Guess which are the best performing stock markets over one, three, five, seven, 20 and 30 years?,' asks Vipul Mehta, manager of Nomura India Equity Fund, expectantly.
With no answer forthcoming (would you know?), Mehta reveals: 'The US and India. The two markets take it in turns to be number one and number two. Yet India has not yet got the recognition it is due.'
The Nomura fund has been investing in a carefully-selected portfolio of 25-35 Indian companies since its inception in 2017. Firms include Indian heavyweights ICICI Bank, Reliance Industries and Tata Motors.
The portfolio is selected across all sectors, and involves deep dive analysis and visits to Indian companies to assess their outlook.
It has grown to around US $1,876.9 million assets under management as of the end of May, and has turned a £100 investment into £156 over three years – compared to £149 for the average India fund.
And while the Indian market has already produced 8 per cent compounded returns over the past 30 years, in dollar terms, Mehta is confident there is much more to come. 'If everything is going great guns globally and locally, I think India will grow at 7 per cent,' he says.
'But if everything goes wrong, we will probably end up growing at 5 per cent. But if we assume that growth is 6 per cent per annum for the next five years – and I don't see any reason why it will not happen – India becomes the third largest economy by the turn of 2027 – overtaking Germany and Japan.'
Mehta is clear that there could be obstacles on the horizon, but says there are big drivers that will push further momentum.
The first is the young population. India has a population of 1.4 billion with an average age of 30. That continues to grow productivity, consumption and all activity.
However, Mehta adds that the risk is the six to seven million people coming into the workforce every year and a necessity to create jobs for them. 'If that doesn't happen, it results in social insecurity or disturbances,' he says.
The second driver is the amount being spent on infrastructure. 'There are now 160 airports and many cities are putting in a metro network,' says Mehta.
And the third is a big focus on manufacturing and exports.
Mehta points to a recent Made in India campaign. Defence and trains are being made in India and some manufacturing is shifting to the country from China.

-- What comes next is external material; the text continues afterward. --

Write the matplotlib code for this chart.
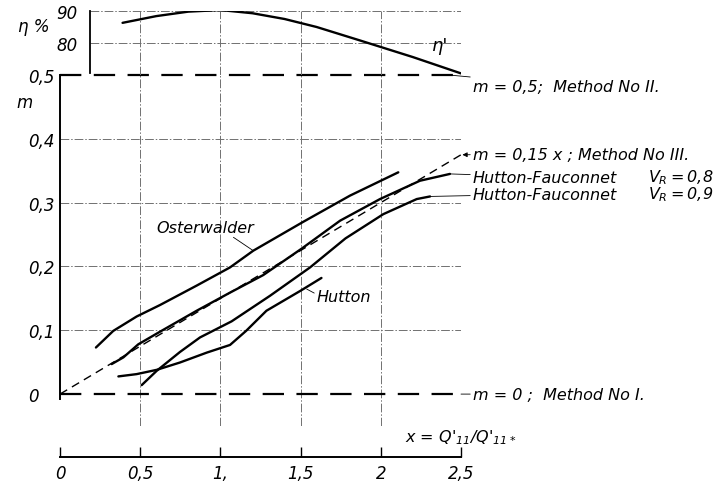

The combination of recent growth and further potential means domestic and international investors are cottoning on to the prospects to be found investing in India.
However, Mehta still sees opportunities. 'Valuations are expensive, but they are not in bubble territory and I see no reason for collapse,' he says.
Not even the outcome of India's election could dampen Mehta's optimism. Narendra Modi of the BJP party returned for a third term as prime minister.
However, his previous majority was reduced and his party formed a coalition with two allies.
India's stock market fell by 7 per cent on the news, but recovered most of its losses once the coalition was formed. 'Markets fell because there was an expectation of an overwhelming majority,' says Mehta.
'There doesn't seem to be any threat to the survival of the Government over the next five years and to Modi being the prime minister – unless he hands over the baton.' The fund has an ongoing charge of 0.93 per cent.